Kyle Bass Says Military Must Stop Funding China ‘Nightmare’

(Bloomberg) -- Hedge fund manager Kyle Bass is condemning a decision by a board overseeing U.S. government employees’ savings to allow investment in Chinese companies.

“Foreign entities should be forced to follow basic U.S. securities laws,” Bass, founder of Hayman Capital Management, said via email ahead of a Thursday morning briefing in Washington. Bass said that Chinese companies now raise money, in U.S. dollars, from U.S. investors without complying with Dodd-Frank regulations or submitting to audits by the Public Company Accounting Oversight Board, or PCAOB.

“The fact that the U.S. Thrift Savings Plan is forcing active and retired U.S. military officers to invest into Chinese companies that build the concentration camps and the surveillance systems in Xinjiang, that build the Chinese military vessels and Chinese missile systems (building the military threat against U.S. troops) is a severe national security threat for our country,” Bass said. “Our military is funding the Orwellian nightmare that the Chinese Communist Party has created for its people. This must stop.”

Kyle Bass Decries Military Retirees Funding China ‘Nightmare’

The Federal Thrift Retirement Investment Board, or FRTIB, finalized its decision in a Wednesday meeting.

“Investing in emerging markets is not only legal but is the overwhelming choice of fiduciaries across industries and the choice of individual Americans,” Michael Kennedy, the FRTIB chairman, wrote in a letter to senators including Marco Rubio and Jeanne Shaheen who say the investments would undermine national security. “The board is fulfilling its role as fiduciary of a retirement plan,” Kennedy wrote.
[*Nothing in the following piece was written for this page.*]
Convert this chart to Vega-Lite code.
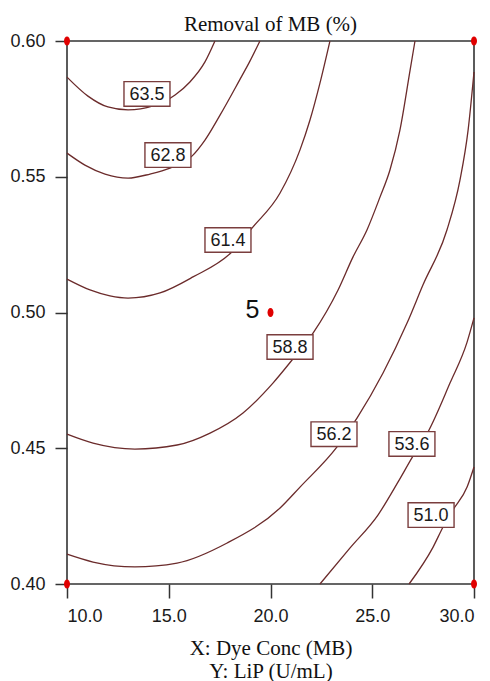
{
  "$schema": "https://vega.github.io/schema/vega-lite/v6.json",
  "autosize": "none",
  "width": 407,
  "height": 543,
  "padding": {"left": 67, "top": 41, "right": 16, "bottom": 97},
  "background": "white",
  "title": {"text": "Removal of MB (%)", "font": "Liberation Serif", "fontSize": 21, "fontWeight": "normal", "color": "#111", "anchor": "middle", "frame": "group", "baseline": "alphabetic", "offset": 11, "dy": 37},
  "config": {
    "view": {"stroke": "#333", "strokeWidth": 1.6},
    "axis": {"grid": false, "domain": false, "tickColor": "#333", "tickWidth": 1.5, "labelFont": "Liberation Sans", "labelFontSize": 18, "labelColor": "#1a1a1a", "titleFont": "Liberation Serif", "titleFontSize": 21, "titleFontWeight": "normal", "titleColor": "#111"}
  },
  "datasets": {
    "lines": [
      {"level": "63.5", "i": 0, "x": 10.0, "y": 0.5867},
      {"level": "63.5", "i": 1, "x": 11.03, "y": 0.5797},
      {"level": "63.5", "i": 2, "x": 12.01, "y": 0.5757},
      {"level": "63.5", "i": 3, "x": 13.0, "y": 0.5746},
      {"level": "63.5", "i": 4, "x": 14.23, "y": 0.5761},
      {"level": "63.5", "i": 5, "x": 15.31, "y": 0.5801},
      {"level": "63.5", "i": 6, "x": 16.04, "y": 0.5849},
      {"level": "63.5", "i": 7, "x": 16.78, "y": 0.5923},
      {"level": "63.5", "i": 8, "x": 17.27, "y": 0.6},
      {"level": "62.8", "i": 0, "x": 10.0, "y": 0.5587},
      {"level": "62.8", "i": 1, "x": 10.88, "y": 0.5543},
      {"level": "62.8", "i": 2, "x": 11.87, "y": 0.551},
      {"level": "62.8", "i": 3, "x": 13.0, "y": 0.5495},
      {"level": "62.8", "i": 4, "x": 14.08, "y": 0.551},
      {"level": "62.8", "i": 5, "x": 15.06, "y": 0.5532},
      {"level": "62.8", "i": 6, "x": 16.14, "y": 0.5576},
      {"level": "62.8", "i": 7, "x": 16.78, "y": 0.5635},
      {"level": "62.8", "i": 8, "x": 17.52, "y": 0.5727},
      {"level": "62.8", "i": 9, "x": 18.48, "y": 0.5856},
      {"level": "62.8", "i": 10, "x": 18.97, "y": 0.5923},
      {"level": "62.8", "i": 11, "x": 19.48, "y": 0.6},
      {"level": "61.4", "i": 0, "x": 10.0, "y": 0.5123},
      {"level": "61.4", "i": 1, "x": 11.13, "y": 0.5083},
      {"level": "61.4", "i": 2, "x": 12.11, "y": 0.5061},
      {"level": "61.4", "i": 3, "x": 13.0, "y": 0.5053},
      {"level": "61.4", "i": 4, "x": 14.57, "y": 0.5072},
      {"level": "61.4", "i": 5, "x": 16.19, "y": 0.5131},
      {"level": "61.4", "i": 6, "x": 18.1, "y": 0.5223},
      {"level": "61.4", "i": 7, "x": 19.09, "y": 0.5311},
      {"level": "61.4", "i": 8, "x": 20.47, "y": 0.544},
      {"level": "61.4", "i": 9, "x": 21.45, "y": 0.5599},
      {"level": "61.4", "i": 10, "x": 21.94, "y": 0.5709},
      {"level": "61.4", "i": 11, "x": 22.43, "y": 0.5845},
      {"level": "61.4", "i": 12, "x": 22.92, "y": 0.6},
      {"level": "58.8", "i": 0, "x": 10.0, "y": 0.4552},
      {"level": "58.8", "i": 1, "x": 11.28, "y": 0.4519},
      {"level": "58.8", "i": 2, "x": 13.34, "y": 0.4497},
      {"level": "58.8", "i": 3, "x": 15.41, "y": 0.4512},
      {"level": "58.8", "i": 4, "x": 17.03, "y": 0.4556},
      {"level": "58.8", "i": 5, "x": 18.65, "y": 0.463},
      {"level": "58.8", "i": 6, "x": 20.12, "y": 0.474},
      {"level": "58.8", "i": 7, "x": 21.06, "y": 0.4825},
      {"level": "58.8", "i": 8, "x": 22.09, "y": 0.4924},
      {"level": "58.8", "i": 9, "x": 23.32, "y": 0.5083},
      {"level": "58.8", "i": 10, "x": 24.05, "y": 0.5204},
      {"level": "58.8", "i": 11, "x": 24.74, "y": 0.5304},
      {"level": "58.8", "i": 12, "x": 25.38, "y": 0.5425},
      {"level": "58.8", "i": 13, "x": 25.87, "y": 0.5525},
      {"level": "58.8", "i": 14, "x": 26.36, "y": 0.5672},
      {"level": "58.8", "i": 15, "x": 26.86, "y": 0.5893},
      {"level": "58.8", "i": 16, "x": 27.1, "y": 0.6},
      {"level": "56.2", "i": 0, "x": 10.0, "y": 0.411},
      {"level": "56.2", "i": 1, "x": 11.28, "y": 0.4081},
      {"level": "56.2", "i": 2, "x": 13.34, "y": 0.4063},
      {"level": "56.2", "i": 3, "x": 15.41, "y": 0.4077},
      {"level": "56.2", "i": 4, "x": 17.87, "y": 0.4151},
      {"level": "56.2", "i": 5, "x": 20.47, "y": 0.428},
      {"level": "56.2", "i": 6, "x": 21.45, "y": 0.4357},
      {"level": "56.2", "i": 7, "x": 23.27, "y": 0.4505},
      {"level": "56.2", "i": 8, "x": 24.25, "y": 0.4611},
      {"level": "56.2", "i": 9, "x": 25.53, "y": 0.4777},
      {"level": "56.2", "i": 10, "x": 26.71, "y": 0.4961},
      {"level": "56.2", "i": 11, "x": 27.49, "y": 0.5101},
      {"level": "56.2", "i": 12, "x": 28.67, "y": 0.5304},
      {"level": "56.2", "i": 13, "x": 29.31, "y": 0.5488},
      {"level": "56.2", "i": 14, "x": 29.71, "y": 0.5672},
      {"level": "56.2", "i": 15, "x": 30.0, "y": 0.5886},
      {"level": "53.6", "i": 0, "x": 22.43, "y": 0.4},
      {"level": "53.6", "i": 1, "x": 23.91, "y": 0.4133},
      {"level": "53.6", "i": 2, "x": 25.28, "y": 0.4254},
      {"level": "53.6", "i": 3, "x": 26.27, "y": 0.4376},
      {"level": "53.6", "i": 4, "x": 27.0, "y": 0.4471},
      {"level": "53.6", "i": 5, "x": 27.74, "y": 0.456},
      {"level": "53.6", "i": 6, "x": 28.82, "y": 0.474},
      {"level": "53.6", "i": 7, "x": 29.66, "y": 0.4891},
      {"level": "53.6", "i": 8, "x": 30.0, "y": 0.498},
      {"level": "51.0", "i": 0, "x": 26.81, "y": 0.4},
      {"level": "51.0", "i": 1, "x": 27.99, "y": 0.4136},
      {"level": "51.0", "i": 2, "x": 28.48, "y": 0.421},
      {"level": "51.0", "i": 3, "x": 28.97, "y": 0.4273},
      {"level": "51.0", "i": 4, "x": 29.66, "y": 0.4357},
      {"level": "51.0", "i": 5, "x": 30.0, "y": 0.4431}
    ],
    "labels": [
      {"label": "63.5", "x": 13.93, "y": 0.5805},
      {"label": "62.8", "x": 14.96, "y": 0.558},
      {"label": "61.4", "x": 17.91, "y": 0.5267},
      {"label": "58.8", "x": 20.96, "y": 0.4873},
      {"label": "56.2", "x": 23.12, "y": 0.4552},
      {"label": "53.6", "x": 26.95, "y": 0.4516},
      {"label": "51.0", "x": 27.89, "y": 0.4254}
    ],
    "design": [
      {"x": 10, "y": 0.4, "n": ""},
      {"x": 10, "y": 0.6, "n": ""},
      {"x": 30, "y": 0.4, "n": ""},
      {"x": 30, "y": 0.6, "n": ""},
      {"x": 20, "y": 0.5, "n": "5"}
    ]
  },
  "encoding": {
    "x": {"field": "x", "type": "quantitative", "scale": {"domain": [10, 30], "nice": false, "zero": false},
      "axis": {"values": [10, 15, 20, 25, 30], "format": ".1f", "tickSize": 14, "labelPadding": 9, "title": ["X: Dye Conc (MB)", "Y: LiP (U/mL)"], "titleLineHeight": 23, "titlePadding": 12}},
    "y": {"field": "y", "type": "quantitative", "scale": {"domain": [0.4, 0.6], "nice": false, "zero": false},
      "axis": {"values": [0.4, 0.45, 0.5, 0.55, 0.6], "format": ".2f", "tickSize": 12, "labelPadding": 10, "title": null}}
  },
  "layer": [
    {
      "data": {"name": "lines"},
      "mark": {"type": "line", "color": "#6b2b2b", "strokeWidth": 1.3, "interpolate": "monotone"},
      "encoding": {"detail": {"field": "level"}, "order": {"field": "i", "type": "quantitative"}}
    },
    {
      "data": {"name": "labels"},
      "mark": {"type": "point", "shape": "M-1.87,-1H1.87V1H-1.87Z", "size": 605, "filled": false, "fill": "white", "fillOpacity": 1, "stroke": "#7a3d3d", "strokeWidth": 1.4, "opacity": 1}
    },
    {
      "data": {"name": "labels"},
      "mark": {"type": "text", "font": "Liberation Sans", "fontSize": 18, "color": "#1a1a1a", "baseline": "middle", "align": "center", "dy": 1},
      "encoding": {"text": {"field": "label"}}
    },
    {
      "data": {"name": "design"},
      "mark": {"type": "point", "shape": "M0,-1C0.359,-1 0.65,-0.552 0.65,0C0.65,0.552 0.359,1 0,1C-0.359,1 -0.65,0.552 -0.65,0C-0.65,-0.552 -0.359,-1 0,-1Z", "size": 85, "filled": true, "color": "#e00000", "opacity": 1}
    },
    {
      "data": {"name": "design"},
      "mark": {"type": "text", "font": "Liberation Sans", "fontSize": 25, "color": "#111", "align": "right", "baseline": "alphabetic", "dx": -11, "dy": 5},
      "encoding": {"text": {"field": "n"}}
    }
  ]
}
Bass was due to speak at a briefing of the “Committee on the Present Danger: China” on Thursday with Newt Gingrich; Arizona Republican Representative Paul Gosar; Frank Gaffney, president of the Center for Security Policy; and Navy Secretary Richard Spencer, who in a Wall Street Journal op-ed said that “servicemen’s savings shouldn’t fund Russia and China.”

In October, Rubio had planned legislation to block U.S. retirement savings from investing in Chinese stocks after the FRTIB put off a decision that would add exposure to China, while Vice President Mike Pence made a speech that was seen as taking a hard stance on Hong Kong.

China-based stocks including Alibaba Group Holding Ltd., Baidu Inc. and JD.com Inc. have moved on news about potential restrictions. Alibaba rose about 0.7% in Thursday morning trading, while Baidu shed about 0.6% and JD.com was 0.4% lower.